▶ **THE TASK**: Quote each line of the material verbatim, without the pictures.
+ + + +
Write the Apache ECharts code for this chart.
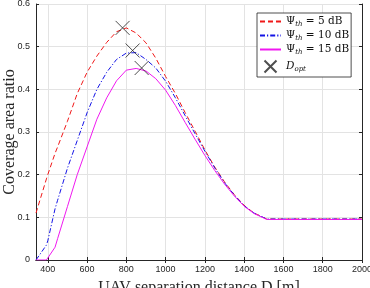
<!DOCTYPE html>
<html lang="en">
<head>
  <meta charset="UTF-8">
  <title>Coverage area ratio</title>
  <style>
    html,body{margin:0;padding:0;background:#fff;}
    #main{width:370px;height:288px;}
  </style>
</head>
<body>
  <div id="main"></div>
  <script src="https://cdn.jsdelivr.net/npm/echarts@6/dist/echarts.min.js"></script>
  <script>
    const dist = [340, 393, 400, 437, 450, 500, 550, 600, 650, 700, 750, 800, 850, 900, 950, 1000,
      1050, 1100, 1150, 1200, 1250, 1300, 1350, 1400, 1450, 1515, 1600, 1700, 1800, 1900, 2000];
    const cov5 = [0.11, 0.19, 0.20, 0.25, 0.265, 0.325, 0.39, 0.44, 0.478, 0.51, 0.535, 0.544, 0.532, 0.509, 0.473, 0.43,
      0.39, 0.345, 0.302, 0.258, 0.218, 0.183, 0.153, 0.128, 0.11, 0.096, 0.096, 0.096, 0.096, 0.096, 0.096];
    const cov10 = [0, 0.035, 0.045, 0.12, 0.14, 0.215, 0.28, 0.345, 0.40, 0.44, 0.47, 0.485, 0.486, 0.47, 0.45, 0.419,
      0.38, 0.338, 0.296, 0.255, 0.216, 0.181, 0.152, 0.127, 0.11, 0.096, 0.096, 0.096, 0.096, 0.096, 0.096];
    const cov15 = [0, 0, 0, 0.03, 0.05, 0.125, 0.20, 0.265, 0.33, 0.38, 0.42, 0.445, 0.449, 0.443, 0.425, 0.398,
      0.362, 0.322, 0.283, 0.245, 0.21, 0.178, 0.15, 0.126, 0.109, 0.095, 0.095, 0.095, 0.095, 0.095, 0.095];
    // optimal separation points
    const optD = [781, 832, 878];
    const optCov = [0.544, 0.491, 0.45];
    const xTicks = [400, 600, 800, 1000, 1200, 1400, 1600, 1800, 2000];

    const pairs = (xs, ys) => xs.map((x, i) => [x, ys[i]]);
    const axisCol = '#262626';
    const serif = 'Liberation Serif';
    const legSerif = 'DejaVu Serif';

    const chart = echarts.init(document.getElementById('main'));

    const xBase = {
      type: 'value', min: 340, max: 2000,
      axisLine: {show: true, lineStyle: {color: axisCol, width: 1}},
      axisTick: {show: true, inside: true, length: 3, customValues: xTicks, lineStyle: {color: axisCol}},
      splitLine: {show: false}
    };
    const yBase = {
      type: 'value', min: 0, max: 0.6, interval: 0.1,
      axisLine: {show: true, lineStyle: {color: axisCol, width: 1}},
      axisTick: {show: true, inside: true, length: 3, lineStyle: {color: axisCol}},
      splitLine: {show: false}
    };

    chart.setOption({
      animation: false,
      grid: {left: 36, right: 8, top: 4, bottom: 28, containLabel: false, outerBoundsMode: 'none'},
      legend: {
        left: 257, top: 13, orient: 'vertical',
        padding: [3, 2, 2, 2], itemGap: 2.5, itemWidth: 21, itemHeight: 12,
        backgroundColor: '#fff', borderColor: '#222', borderWidth: 0.8,
        textStyle: {fontFamily: legSerif, fontSize: 10.5, color: '#111',
          rich: {s: {fontFamily: legSerif, fontSize: 7, fontStyle: 'italic', padding: [5, 0, 0, 0]},
                 i: {fontFamily: legSerif, fontSize: 10.5, fontStyle: 'italic'}}},
        formatter: n => n === 'Dopt' ? '{i|D}{s|opt}' : n.replace('Ψth', 'Ψ{s|th}'),
        data: [
          {name: 'Ψth = 5 dB', itemStyle: {opacity: 0}},
          {name: 'Ψth = 10 dB', itemStyle: {opacity: 0}},
          {name: 'Ψth = 15 dB', itemStyle: {opacity: 0}},
          {name: 'Dopt'}
        ]
      },
      xAxis: [
        Object.assign({}, xBase, {
          position: 'bottom',
          name: 'UAV separation distance D [m]', nameLocation: 'middle', nameGap: 20, nameMoveOverlap: false,
          nameTextStyle: {fontFamily: serif, fontSize: 16, color: axisCol},
          axisLabel: {show: true, customValues: xTicks, formatter: v => String(v),
            fontFamily: 'Liberation Sans', fontSize: 9, color: axisCol, margin: 5},
          splitLine: {show: true, lineStyle: {color: '#e3e3e3', width: 1}}
        }),
        Object.assign({}, xBase, {position: 'top', axisLabel: {show: false}})
      ],
      yAxis: [
        Object.assign({}, yBase, {
          position: 'left',
          name: 'Coverage area ratio', nameLocation: 'middle', nameGap: 18, nameMoveOverlap: false,
          nameTextStyle: {fontFamily: serif, fontSize: 16, color: axisCol},
          axisLabel: {show: true, fontFamily: 'Liberation Sans', fontSize: 9, color: axisCol, margin: 6},
          splitLine: {show: true, lineStyle: {color: '#e3e3e3', width: 1}}
        }),
        Object.assign({}, yBase, {position: 'right', axisLabel: {show: false}})
      ],
      series: [
        {name: 'Ψth = 5 dB', type: 'line', data: pairs(dist, cov5), showSymbol: false, symbol: 'none',
          lineStyle: {color: '#f01818', width: 1, type: [5, 3]}, itemStyle: {color: '#f01818'}},
        {name: 'Ψth = 10 dB', type: 'line', data: pairs(dist, cov10), showSymbol: false, symbol: 'none',
          lineStyle: {color: '#1414e6', width: 1, type: [5, 2, 1.2, 2]}, itemStyle: {color: '#1414e6'}},
        {name: 'Ψth = 15 dB', type: 'line', data: pairs(dist, cov15), showSymbol: false, symbol: 'none',
          lineStyle: {color: '#f018f0', width: 1}, itemStyle: {color: '#f018f0'}},
        {name: 'Dopt', type: 'scatter', data: pairs(optD, optCov), z: 5,
          symbol: 'path://M0,0L10,10M10,0L0,10', symbolSize: 14,
          itemStyle: {color: 'none', borderColor: '#222', borderWidth: 1}}
      ]
    });
  </script>
</body>
</html>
+ + + +
▶ **EXERCISE RESPONSE**:
Write the Apache ECharts code for this chart.
<!DOCTYPE html>
<html lang="en">
<head>
  <meta charset="UTF-8">
  <title>Coverage area ratio</title>
  <style>
    html,body{margin:0;padding:0;background:#fff;}
    #main{width:370px;height:288px;}
  </style>
</head>
<body>
  <div id="main"></div>
  <script src="https://cdn.jsdelivr.net/npm/echarts@6/dist/echarts.min.js"></script>
  <script>
    const dist = [340, 393, 400, 437, 450, 500, 550, 600, 650, 700, 750, 800, 850, 900, 950, 1000,
      1050, 1100, 1150, 1200, 1250, 1300, 1350, 1400, 1450, 1515, 1600, 1700, 1800, 1900, 2000];
    const cov5 = [0.11, 0.19, 0.20, 0.25, 0.265, 0.325, 0.39, 0.44, 0.478, 0.51, 0.535, 0.544, 0.532, 0.509, 0.473, 0.43,
      0.39, 0.345, 0.302, 0.258, 0.218, 0.183, 0.153, 0.128, 0.11, 0.096, 0.096, 0.096, 0.096, 0.096, 0.096];
    const cov10 = [0, 0.035, 0.045, 0.12, 0.14, 0.215, 0.28, 0.345, 0.40, 0.44, 0.47, 0.485, 0.486, 0.47, 0.45, 0.419,
      0.38, 0.338, 0.296, 0.255, 0.216, 0.181, 0.152, 0.127, 0.11, 0.096, 0.096, 0.096, 0.096, 0.096, 0.096];
    const cov15 = [0, 0, 0, 0.03, 0.05, 0.125, 0.20, 0.265, 0.33, 0.38, 0.42, 0.445, 0.449, 0.443, 0.425, 0.398,
      0.362, 0.322, 0.283, 0.245, 0.21, 0.178, 0.15, 0.126, 0.109, 0.095, 0.095, 0.095, 0.095, 0.095, 0.095];
    // optimal separation points
    const optD = [781, 832, 878];
    const optCov = [0.544, 0.491, 0.45];
    const xTicks = [400, 600, 800, 1000, 1200, 1400, 1600, 1800, 2000];

    const pairs = (xs, ys) => xs.map((x, i) => [x, ys[i]]);
    const axisCol = '#262626';
    const serif = 'Liberation Serif';
    const legSerif = 'DejaVu Serif';

    const chart = echarts.init(document.getElementById('main'));

    const xBase = {
      type: 'value', min: 340, max: 2000,
      axisLine: {show: true, lineStyle: {color: axisCol, width: 1}},
      axisTick: {show: true, inside: true, length: 3, customValues: xTicks, lineStyle: {color: axisCol}},
      splitLine: {show: false}
    };
    const yBase = {
      type: 'value', min: 0, max: 0.6, interval: 0.1,
      axisLine: {show: true, lineStyle: {color: axisCol, width: 1}},
      axisTick: {show: true, inside: true, length: 3, lineStyle: {color: axisCol}},
      splitLine: {show: false}
    };

    chart.setOption({
      animation: false,
      grid: {left: 36, right: 8, top: 4, bottom: 28, containLabel: false, outerBoundsMode: 'none'},
      legend: {
        left: 257, top: 13, orient: 'vertical',
        padding: [3, 2, 2, 2], itemGap: 2.5, itemWidth: 21, itemHeight: 12,
        backgroundColor: '#fff', borderColor: '#222', borderWidth: 0.8,
        textStyle: {fontFamily: legSerif, fontSize: 10.5, color: '#111',
          rich: {s: {fontFamily: legSerif, fontSize: 7, fontStyle: 'italic', padding: [5, 0, 0, 0]},
                 i: {fontFamily: legSerif, fontSize: 10.5, fontStyle: 'italic'}}},
        formatter: n => n === 'Dopt' ? '{i|D}{s|opt}' : n.replace('Ψth', 'Ψ{s|th}'),
        data: [
          {name: 'Ψth = 5 dB', itemStyle: {opacity: 0}},
          {name: 'Ψth = 10 dB', itemStyle: {opacity: 0}},
          {name: 'Ψth = 15 dB', itemStyle: {opacity: 0}},
          {name: 'Dopt'}
        ]
      },
      xAxis: [
        Object.assign({}, xBase, {
          position: 'bottom',
          name: 'UAV separation distance D [m]', nameLocation: 'middle', nameGap: 20, nameMoveOverlap: false,
          nameTextStyle: {fontFamily: serif, fontSize: 16, color: axisCol},
          axisLabel: {show: true, customValues: xTicks, formatter: v => String(v),
            fontFamily: 'Liberation Sans', fontSize: 9, color: axisCol, margin: 5},
          splitLine: {show: true, lineStyle: {color: '#e3e3e3', width: 1}}
        }),
        Object.assign({}, xBase, {position: 'top', axisLabel: {show: false}})
      ],
      yAxis: [
        Object.assign({}, yBase, {
          position: 'left',
          name: 'Coverage area ratio', nameLocation: 'middle', nameGap: 18, nameMoveOverlap: false,
          nameTextStyle: {fontFamily: serif, fontSize: 16, color: axisCol},
          axisLabel: {show: true, fontFamily: 'Liberation Sans', fontSize: 9, color: axisCol, margin: 6},
          splitLine: {show: true, lineStyle: {color: '#e3e3e3', width: 1}}
        }),
        Object.assign({}, yBase, {position: 'right', axisLabel: {show: false}})
      ],
      series: [
        {name: 'Ψth = 5 dB', type: 'line', data: pairs(dist, cov5), showSymbol: false, symbol: 'none',
          lineStyle: {color: '#f01818', width: 1, type: [5, 3]}, itemStyle: {color: '#f01818'}},
        {name: 'Ψth = 10 dB', type: 'line', data: pairs(dist, cov10), showSymbol: false, symbol: 'none',
          lineStyle: {color: '#1414e6', width: 1, type: [5, 2, 1.2, 2]}, itemStyle: {color: '#1414e6'}},
        {name: 'Ψth = 15 dB', type: 'line', data: pairs(dist, cov15), showSymbol: false, symbol: 'none',
          lineStyle: {color: '#f018f0', width: 1}, itemStyle: {color: '#f018f0'}},
        {name: 'Dopt', type: 'scatter', data: pairs(optD, optCov), z: 5,
          symbol: 'path://M0,0L10,10M10,0L0,10', symbolSize: 14,
          itemStyle: {color: 'none', borderColor: '#222', borderWidth: 1}}
      ]
    });
  </script>
</body>
</html>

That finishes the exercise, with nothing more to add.